The Cachorro Manco Show não é uma comédia stand-up. Embora o microfone esteja a postos, Leandro Daniel Colombo seja o único ator em cena, fale nominalmente a uma suposta espectadora, provoque risos e destile alguns preconceitos.

Contador de histórias em troca da acolhida humana, sua saga começa como o mascote que vigia o tecer de Penélope na espera sem fim por Ulisses. O dono lhe desperta a fidelidade canina; a moça, asco. São os mesmos dois sentimentos que dedicará aos outros personagens com quem cruza em sua longa história.

Por mais que o texto tenha contundência, é pela energia expressiva da fala e da linguagem corporal do ator curitibano que o monólogo cresce. A mancha escura no rosto, um discreto arfar e a posição aludindo o rabo entre as pernas são o bastante para deixá-lo na transição sugestiva entre um cachorro e um homem.

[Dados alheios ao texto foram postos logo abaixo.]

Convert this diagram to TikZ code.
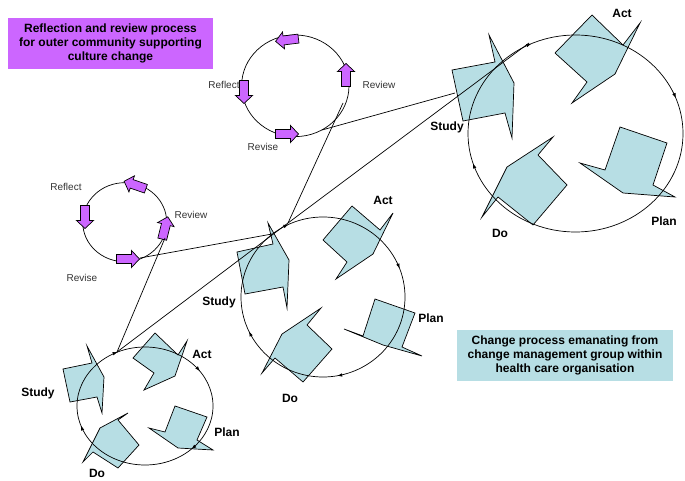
\documentclass[tikz,border=0pt]{standalone}
\usepackage{fontspec}
\setmainfont{Liberation Sans}
\usetikzlibrary{arrows.meta,decorations.markings}

\definecolor{pdsablue}{RGB}{183,222,228}
\definecolor{revpurple}{RGB}{204,102,255}

\tikzset{
  stage/.style={draw, fill=pdsablue, line width=0.7pt},
  loopring/.style={draw, line width=0.7pt},
  turn at/.style={postaction={decorate, decoration={markings,
      mark=at position #1 with {\arrow{Latex[length=5pt,width=3.5pt]}}}}},
  link/.style={draw, line width=0.7pt},
  small/.style={font=\fontsize{10}{12}\selectfont, text=black!80},
  phase/.style={font=\bfseries\fontsize{12}{14}\selectfont},
  notebox/.style={font=\bfseries\fontsize{12}{14}\selectfont, align=center,
      inner sep=0pt, minimum height=51pt},
  revarrow/.pic={\draw[fill=revpurple, line width=0.7pt]
      (-11.5,-4.5) -- (3.5,-4.5) -- (3.5,-8.5) -- (11.5,0) -- (3.5,8.5)
      -- (3.5,4.5) -- (-11.5,4.5) -- cycle;}
}

\begin{document}
\begin{tikzpicture}[x=1pt, y=-1pt]
    \useasboundingbox (0,0) rectangle (685,481);

    % captions
    \node[notebox, fill=revpurple, minimum width=205pt] (outer) at (110.5,43.5)
        {Reflection and review process\\for outer community supporting\\culture change};
    \node[notebox, fill=pdsablue, minimum width=216pt] (inner) at (565,355.5)
        {Change process emanating from\\change management group within\\health care organisation};

    % large cycle (right)
    \draw[stage] (452,70) -- (495,62) -- (489,35) -- (514,83) -- (512,138) -- (505,113) -- (463,121) -- cycle;
    \draw[stage] (592,15) -- (623,45) -- (640,23) -- (615,74) -- (572,103) -- (587,82) -- (555,53) -- cycle;
    \draw[stage] (620,127) -- (667,143) -- (653,185) -- (675,197) -- (623,193) -- (580,163) -- (605,170) -- cycle;
    \draw[stage] (553,137) -- (538,155) -- (567,185) -- (533,225) -- (498,197) -- (482,217) -- (507,167) -- cycle;
    \draw[loopring, turn at=0.453, turn at=0.68, turn at=0.944]
        (575.5,133.5) ellipse [x radius=107.5, y radius=98.5];
    \node[phase] (bigact) at (622,13) {Act};
    \node[phase] (bigstudy) at (447,127) {Study};
    \node[phase] (bigplan) at (664,221) {Plan};
    \node[phase] (bigdo) at (500,233) {Do};

    % middle cycle
    \draw[stage] (237,252) -- (273,244) -- (268,223) -- (289,260) -- (287,308) -- (283,287) -- (245,294) -- cycle;
    \draw[stage] (352,206) -- (380,230) -- (393,213) -- (373,254) -- (336,279) -- (347,262) -- (323,240) -- cycle;
    \draw[stage] (375,299) -- (415,313) -- (402,347) -- (422,356) -- (383,345) -- (344,329) -- (363,336) -- cycle;
    \draw[stage] (321,308) -- (307,325) -- (332,349) -- (303,382) -- (275,358) -- (262,373) -- (282,334) -- cycle;
    \draw[loopring, turn at=0.222, turn at=0.43, turn at=0.68, turn at=0.943]
        (323,297) ellipse [x radius=82, y radius=80];
    \node[phase] (midact) at (383,200) {Act};
    \node[phase] (midstudy) at (219,302) {Study};
    \node[phase] (midplan) at (431,318) {Plan};
    \node[phase] (middo) at (290,398) {Do};

    % small cycle (bottom left)
    \draw[stage] (63,369) -- (92,363) -- (87,346) -- (104,377) -- (102,413) -- (97,397) -- (70,402) -- cycle;
    \draw[stage] (155,333) -- (178,355) -- (187,341) -- (175,376) -- (144,390) -- (154,373) -- (133,358) -- cycle;
    \draw[stage] (175,406) -- (207,417) -- (197,440) -- (213,450) -- (178,448) -- (149,428) -- (165,432) -- cycle;
    \draw[stage] (128,413) -- (118,420) -- (139,445) -- (118,468) -- (93,452) -- (83,462) -- (100,428) -- cycle;
    \draw[loopring, turn at=0.125, turn at=0.45, turn at=0.68, turn at=0.905]
        (145,406) ellipse [x radius=68, y radius=59];
    \node[phase] (blact) at (202,354) {Act};
    \node[phase] (blstudy) at (38,393) {Study};
    \node[phase] (blplan) at (227,432) {Plan};
    \node[phase] (bldo) at (97,473) {Do};

    % review loops
    \draw[loopring] (295.3,85.8) ellipse [x radius=53.7, y radius=50.8];
    \pic[rotate=187] at (287,40) {revarrow};
    \pic[rotate=90] at (346,75) {revarrow};
    \pic[rotate=270] at (244,92) {revarrow};
    \pic at (287,134) {revarrow};
    \node[small] (topreflect) at (224,85) {Reflect};
    \node[small] (topreview) at (379,85) {Review};
    \node[small] (toprevise) at (263,147) {Revise};

    \draw[loopring] (124.7,222.2) ellipse [x radius=42, y radius=39.5];
    \pic[rotate=161] at (135,185) {revarrow};
    \pic[rotate=270] at (85,217) {revarrow};
    \pic[rotate=76] at (165,228) {revarrow};
    \pic at (128,259) {revarrow};
    \node[small] (lftreflect) at (66,187) {Reflect};
    \node[small] (lftreview) at (191,215) {Review};
    \node[small] (lftrevise) at (82,278) {Revise};

    % links between cycles
    \coordinate (topRv) at (343,103);
    \coordinate (topRs) at (322,130);
    \coordinate (lftRs) at (140,258);
    \coordinate (lftRv) at (165,238);
    \coordinate (blTop) at (117,352);
    \coordinate (midTop) at (288,223);
    \coordinate (midSt) at (272,234);
    \coordinate (bigTop) at (529,43);
    \coordinate (bigSt) at (455,93);
    \draw[link] (topRv) -- (midTop);
    \draw[link] (topRs) -- (bigSt);
    \draw[link] (lftRs) -- (midSt);
    \draw[link] (lftRv) -- (blTop);
    \draw[link] (blTop) -- (midTop) -- (bigTop);
\end{tikzpicture}
\end{document}
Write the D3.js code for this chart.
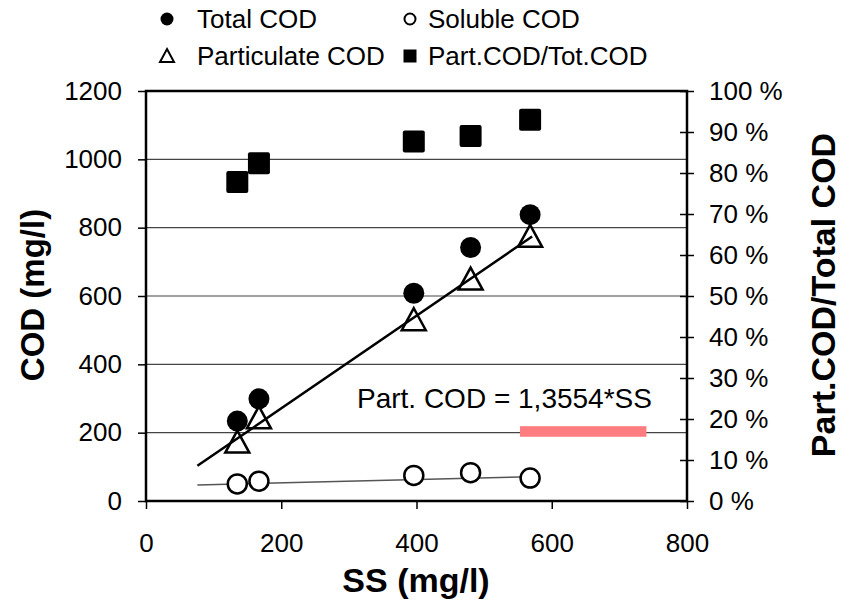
<!DOCTYPE html>
<html>
<head>
<meta charset="utf-8">
<script src="https://cdn.jsdelivr.net/npm/d3@7"></script>
<style>
  body { margin: 0; background: #fff; }
  text { font-family: "Liberation Sans", Arial, sans-serif; fill: #000; }
</style>
</head>
<body>
<div id="chart"></div>
<script>
// values
const ss        = [135, 167, 396, 480, 568];
const totalCod  = [234, 299, 608, 742, 838];
const partCod   = [174, 245, 532, 651, 776];
const solCod    = [50, 58, 75, 83, 67];
const partRatio = [0.778, 0.824, 0.877, 0.890, 0.930];

const xTicks = [0, 200, 400, 600, 800];
const yTicks = [0, 200, 400, 600, 800, 1000, 1200];
const y2Ticks = [0, 0.1, 0.2, 0.3, 0.4, 0.5, 0.6, 0.7, 0.8, 0.9, 1.0];

const partSlope = 1.3554;
const partTrendSS = [76, 571];
const solTrendSS = [76, 571];
const solTrendCod = [47, 71];
const redBarSS = [553, 740];
const redBarCod = [188, 219];

const W = 853, H = 602;
const margin = {top: 91, right: 166, bottom: 101, left: 146};
const width = W - margin.left - margin.right;
const height = H - margin.top - margin.bottom;

const svg = d3.select("#chart").append("svg")
  .attr("width", W)
  .attr("height", H);

const g = svg.append("g")
  .attr("transform", "translate(" + margin.left + "," + margin.top + ")");

const x = d3.scaleLinear().domain([0, 800]).range([0, width]);
const y = d3.scaleLinear().domain([0, 1200]).range([height, 0]);
const y2 = d3.scaleLinear().domain([0, 1]).range([height, 0]);

// gridlines
g.selectAll(".grid").data(yTicks.filter(d => d > 0 && d < 1200)).enter()
  .append("line")
  .attr("x1", 0).attr("x2", width)
  .attr("y1", d => y(d)).attr("y2", d => y(d))
  .attr("stroke", "#444").attr("stroke-width", 1.2);

// frame
g.append("rect")
  .attr("x", 0).attr("y", 0).attr("width", width).attr("height", height)
  .attr("fill", "none").attr("stroke", "#000").attr("stroke-width", 2.5);

// left axis
const yAxis = d3.axisLeft(y).tickValues(yTicks).tickSize(8).tickPadding(16).tickFormat(d3.format("d"));
const gy = g.append("g").call(yAxis);
// bottom axis
const xAxis = d3.axisBottom(x).tickValues(xTicks).tickSize(8).tickPadding(25).tickFormat(d3.format("d"));
const gx = g.append("g").attr("transform", "translate(0," + height + ")").call(xAxis);
// right axis
const y2Axis = d3.axisRight(y2).tickValues(y2Ticks).tickSize(7).tickPadding(15)
  .tickFormat(d => Math.round(d * 100) + " %");
const gy2 = g.append("g").attr("transform", "translate(" + width + ",0)").call(y2Axis);
gy2.selectAll(".tick line").attr("x1", -7);

[gx, gy, gy2].forEach(a => {
  a.select(".domain").remove();
  a.selectAll(".tick line").attr("stroke", "#000").attr("stroke-width", 1.5);
  a.selectAll(".tick text").style("font-size", "26px")
    .style("font-family", "'Liberation Sans', Arial, sans-serif").attr("fill", "#000");
});
gx.selectAll(".tick text").attr("dy", "0.71em");

// red bar
g.append("rect")
  .attr("x", x(redBarSS[0])).attr("width", x(redBarSS[1]) - x(redBarSS[0]))
  .attr("y", y(redBarCod[1])).attr("height", y(redBarCod[0]) - y(redBarCod[1]))
  .attr("fill", "#ff7c80");

// trend lines
g.append("line")
  .attr("x1", x(solTrendSS[0])).attr("y1", y(solTrendCod[0]))
  .attr("x2", x(solTrendSS[1])).attr("y2", y(solTrendCod[1]))
  .attr("stroke", "#555").attr("stroke-width", 1.5);

const data = ss.map((s, i) => ({ss: s, tot: totalCod[i], part: partCod[i], sol: solCod[i], ratio: partRatio[i]}));

// squares
g.selectAll(".sq").data(data).enter().append("rect")
  .attr("x", d => x(d.ss) - 11).attr("y", d => y2(d.ratio) - 11)
  .attr("width", 22).attr("height", 22).attr("rx", 2)
  .attr("fill", "#000");

// soluble
g.selectAll(".sol").data(data).enter().append("circle")
  .attr("cx", d => x(d.ss)).attr("cy", d => y(d.sol)).attr("r", 9.5)
  .attr("fill", "#fff").attr("stroke", "#000").attr("stroke-width", 2.5);

// total
g.selectAll(".tot").data(data).enter().append("circle")
  .attr("cx", d => x(d.ss)).attr("cy", d => y(d.tot)).attr("r", 10.5)
  .attr("fill", "#000");

// particulate triangles
const tri = "M0,-11L12,11L-12,11Z";
g.selectAll(".part").data(data).enter().append("path")
  .attr("transform", d => "translate(" + x(d.ss) + "," + y(d.part) + ")")
  .attr("d", tri)
  .attr("fill", "#fff").attr("stroke", "#000").attr("stroke-width", 2.5)
  .attr("stroke-linejoin", "miter");

// particulate regression
g.append("line")
  .attr("x1", x(partTrendSS[0])).attr("y1", y(partSlope * partTrendSS[0]))
  .attr("x2", x(partTrendSS[1])).attr("y2", y(partSlope * partTrendSS[1]))
  .attr("stroke", "#000").attr("stroke-width", 2.5);

// equation label
g.append("text")
  .attr("x", x(312)).attr("y", y(273))
  .style("font-size", "28px")
  .text("Part. COD = 1,3554*SS");

// axis titles
svg.append("text")
  .attr("transform", "translate(44,295) rotate(-90)")
  .attr("text-anchor", "middle")
  .style("font-size", "33px").style("font-weight", "bold")
  .text("COD (mg/l)");

svg.append("text")
  .attr("transform", "translate(835,295) rotate(-90)")
  .attr("text-anchor", "middle")
  .style("font-size", "34px").style("font-weight", "bold")
  .text("Part.COD/Total COD");

svg.append("text")
  .attr("x", 416).attr("y", 592)
  .attr("text-anchor", "middle")
  .style("font-size", "34px").style("font-weight", "bold")
  .text("SS (mg/l)");

// legend
const leg = svg.append("g");
const legItems = [
  {label: "Total COD", col: 0, row: 0, kind: "dot"},
  {label: "Soluble COD", col: 1, row: 0, kind: "ring"},
  {label: "Particulate COD", col: 0, row: 1, kind: "tri"},
  {label: "Part.COD/Tot.COD", col: 1, row: 1, kind: "sq"}
];
const colX = [167, 410];
const colGap = [30, 18];
const rowY = [28, 65];
legItems.forEach(it => {
  const mx = colX[it.col], my = rowY[it.row] - 9;
  if (it.kind === "dot") {
    leg.append("circle").attr("cx", mx).attr("cy", my).attr("r", 6.5).attr("fill", "#000");
  } else if (it.kind === "ring") {
    leg.append("circle").attr("cx", mx).attr("cy", my).attr("r", 5.5)
      .attr("fill", "#fff").attr("stroke", "#000").attr("stroke-width", 2);
  } else if (it.kind === "tri") {
    leg.append("path").attr("transform", "translate(" + mx + "," + my + ")")
      .attr("d", "M0,-7L7,6L-7,6Z").attr("fill", "#fff").attr("stroke", "#000").attr("stroke-width", 2);
  } else {
    leg.append("rect").attr("x", mx - 6.5).attr("y", my - 6.5).attr("width", 13).attr("height", 13).attr("fill", "#000");
  }
  leg.append("text")
    .attr("x", mx + colGap[it.col]).attr("y", rowY[it.row])
    .style("font-size", "26px")
    .text(it.label);
});
</script>
</body>
</html>
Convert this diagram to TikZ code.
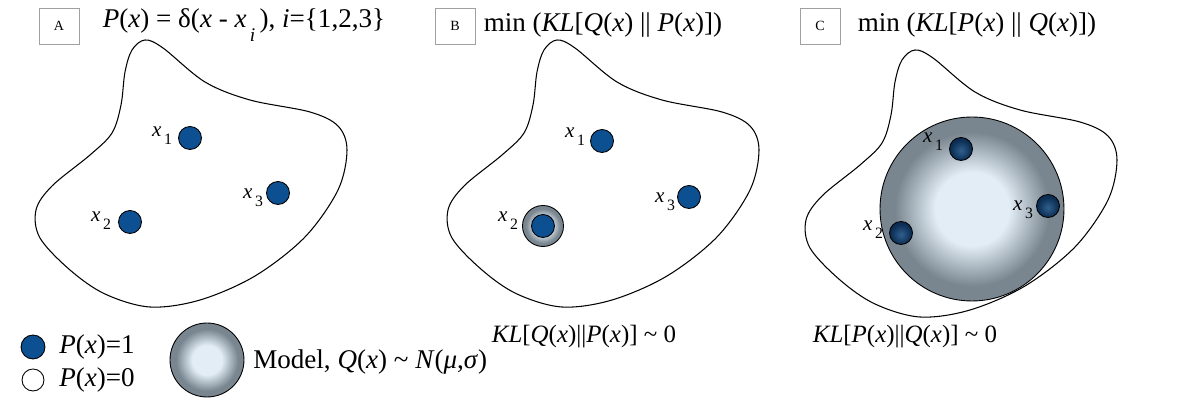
\documentclass[tikz,border=0pt]{standalone}
\usepackage{fontspec}
\setmainfont{Liberation Serif}
\usetikzlibrary{positioning}
\definecolor{pblue}{RGB}{12,80,145}
\definecolor{pmid}{RGB}{48,96,142}
\definecolor{pdark}{RGB}{12,46,84}
\definecolor{qlight}{RGB}{226,237,246}
\definecolor{qgray}{RGB}{122,134,143}
\definecolor{tagline}{RGB}{160,160,160}
\pgfdeclareradialshading{qmodel}{\pgfpoint{0bp}{0bp}}{color(0bp)=(qlight); color(10bp)=(qlight); color(21bp)=(qgray); color(50bp)=(qgray)}
\pgfdeclareradialshading{pshade}{\pgfpoint{0bp}{-4bp}}{color(0bp)=(pmid); color(22bp)=(pdark); color(50bp)=(pdark)}
\newcommand{\xs}[1]{\textit{x}\raisebox{-0.8ex}{\fontsize{9}{9}\selectfont\,#1}}
\tikzset{
  pdot/.style={circle, draw, fill=pblue, minimum size=0.46cm, inner sep=0pt, line width=0.5pt},
  odot/.style={circle, draw, fill=white, minimum size=0.44cm, inner sep=0pt, line width=0.5pt},
  qdot/.style={circle, draw, shade, shading=pshade, minimum size=0.46cm, inner sep=0pt, line width=0.5pt},
  model/.style={circle, draw, shade, shading=qmodel, inner sep=0pt, line width=0.5pt},
  tagbox/.style={draw=tagline, minimum width=0.8cm, minimum height=0.72cm, inner sep=0pt, font=\fontsize{8}{9}\selectfont},
  title/.style={inner sep=0pt, font=\fontsize{15.4}{18}\selectfont},
  result/.style={inner sep=0pt, font=\fontsize{14.2}{17}\selectfont},
  lbl/.style={inner sep=0pt, font=\fontsize{12}{14}\selectfont},
  blob/.pic={
    \draw[line width=0.6pt] plot[smooth cycle, tension=0.55] coordinates {
      (145,40) (163,48) (205,82) (250,100) (310,112) (338,126) (347,150)
      (338,190) (305,237) (255,276) (200,300) (150,307) (105,294) (70,270)
      (40,238) (36,210) (52,186) (90,155) (112,133) (121,105) (125,72) (132,50)};
  }
}
\begin{document}
\begin{tikzpicture}[x=0.02cm, y=-0.02cm]
  \useasboundingbox (0,0) rectangle (1191,404);
  % panel A
  \node[tagbox] (tagA) at (59,26) {A};
  \node[title] (titleA) at (244,25) {\textit{P}(\textit{x}) = δ(\textit{x} - \textit{x}\raisebox{-1.1ex}{\fontsize{11}{11}\selectfont\,\textit{i}}\,), \textit{i}=\{1,2,3\}};
  \pic at (0,0) {blob};
  \node[pdot] (a1) at (190,138) {};
  \node[pdot] (a2) at (130,222) {};
  \node[pdot] (a3) at (278,193) {};
  \node[lbl] (la1) at (162,136) {\xs{1}};
  \node[lbl] (la2) at (101,221) {\xs{2}};
  \node[lbl] (la3) at (253,198) {\xs{3}};
  % panel B
  \node[tagbox] (tagB) at (455,26) {B};
  \node[title] (titleB) at (603,25) {min (\textit{KL}[\textit{Q}(\textit{x}) || \textit{P}(\textit{x})])};
  \pic at (412,0) {blob};
  \node[model, minimum size=0.82cm] (qb) at (543,226) {};
  \node[pdot] (b1) at (602,141) {};
  \node[pdot] (b2) at (543,226) {};
  \node[pdot] (b3) at (689,197) {};
  \node[lbl] (lb1) at (575,137) {\xs{1}};
  \node[lbl] (lb2) at (508,221) {\xs{2}};
  \node[lbl] (lb3) at (665,202) {\xs{3}};
  \node[result] (klB) at (584,337) {\textit{KL}[\textit{Q}(\textit{x})||\textit{P}(\textit{x})] \textasciitilde{} 0};
  % panel C
  \node[tagbox] (tagC) at (820,26) {C};
  \node[title] (titleC) at (977,25) {min (\textit{KL}[\textit{P}(\textit{x}) || \textit{Q}(\textit{x})])};
  \pic at (770,10) {blob};
  \node[model, minimum size=3.68cm] (qc) at (972,209) {};
  \node[qdot] (c1) at (961,149) {};
  \node[qdot] (c2) at (901,233) {};
  \node[qdot] (c3) at (1048,206) {};
  \node[lbl] (lc1) at (933,142) {\xs{1}};
  \node[lbl] (lc2) at (873,230) {\xs{2}};
  \node[lbl] (lc3) at (1023,210) {\xs{3}};
  \node[result] (klC) at (905,337) {\textit{KL}[\textit{P}(\textit{x})||\textit{Q}(\textit{x})] \textasciitilde{} 0};
  % legend
  \node[pdot, minimum size=0.48cm] (key1) at (33,347) {};
  \node[odot] (key0) at (33,380) {};
  \node[title, anchor=west] (lkey1) at (59,347) {\textit{P}(\textit{x})=1};
  \node[title, anchor=west] (lkey0) at (59,380) {\textit{P}(\textit{x})=0};
  \node[model, minimum size=1.48cm] (keyq) at (207,360) {};
  \node[title, anchor=west] (lkeyq) at (253,362) {Model, \textit{Q}(\textit{x}) \textasciitilde{} \textit{N}(\textit{μ},\textit{σ})};
\end{tikzpicture}
\end{document}
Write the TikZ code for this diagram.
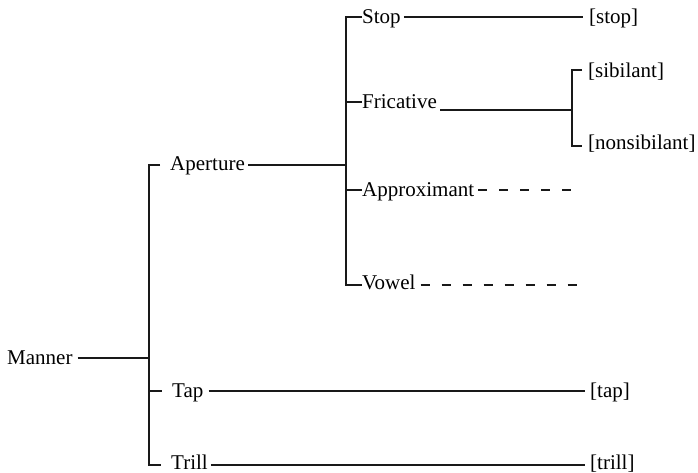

A ambientação colabora com poucos mas decisivos elementos. Ao abandonar as muletas uma a uma em pé, como o microfone, e igualmente sob focos de luz, cria-se um paralelo entre eles. O letreiro com o nome do espetáculo não resiste inteiro ao primeiro mancar do cachorro pelo palco. Ao contrário de uma comédia stand-up em que letreiro e microfone fariam sentido, e substituindo o humor rasgado dos shows, a visão de mundo do personagem canino é corroída pela acidez.

Emi Hoshi/Clix/Divulgação

Quem dirige Leandro Daniel Colombo no monólogo é Moacir Chaves – e não Paulo Biscaia, como ficou registrado no guia do festival. o ator, no entanto, pode ser visto sob a direção do líder da companhia Vigor Mortis em outro espetáculo em cartaz no Fringe, o provocativo Manson Superstar.

Aficionado pelo caso, Biscaia comanda a encenação em que o assassinato da atriz Sharon Tate pela gangue de Charles Manson é mostrado pelo viés da idolatria: como o amor ou a amizade por um sujeito carismático – como um rocksar – pode levar jovens, ainda em busca de um grupo ou uma filosofia que dê sentido às suas vidas, a cometer atos injustificáveis. Ressoam os versos “with a little help from my friends” e “I need somebody to love”, dos Beatles.

Ainda que sanguinolenta, a montagem se desvia do universo trash cômico de trabalhos anteriores da Vigor Mortis para encontrar um novo tom de realismo, ou como foi batizada, um “documentário musical”. Os diálogos são reduzidos, e o diretor e dramaturgo opta por mantê-los em grande parte em inglês, respeitando o ambiente onde os fatos aconteceram e o estilo musical envolvido.

Leandro Daniel Colombo se encarrega de interpretar o então marido de Sharon e pai do filho que ela esperava, o cineasta Roman Polanski. Mas a figura mais enigmática e sedutora é vivida por Andrew Noll. Polanski e Manson, aliás, dividem uma das cenas mais impactantes do espetáculo e que sintetiza sua essência pela plasticidade com que reveste o horror. As facas que o diretor de O Bebê de Rosemari deixa cair são apanhadas no ar, mas em outro plano, por Manson, que ensina a seu discípulo Tex como cravá-las coreografadamente contra a carne das vítimas.

A matança em vermelho que chocará o público só acontece depois que as motivações do crime forem sugeridas, e a imagem dos rostos reais envolvidos nos assassinatos serão mostradas enfim, como maneira de restituir à realidade brutal os atos cometidos.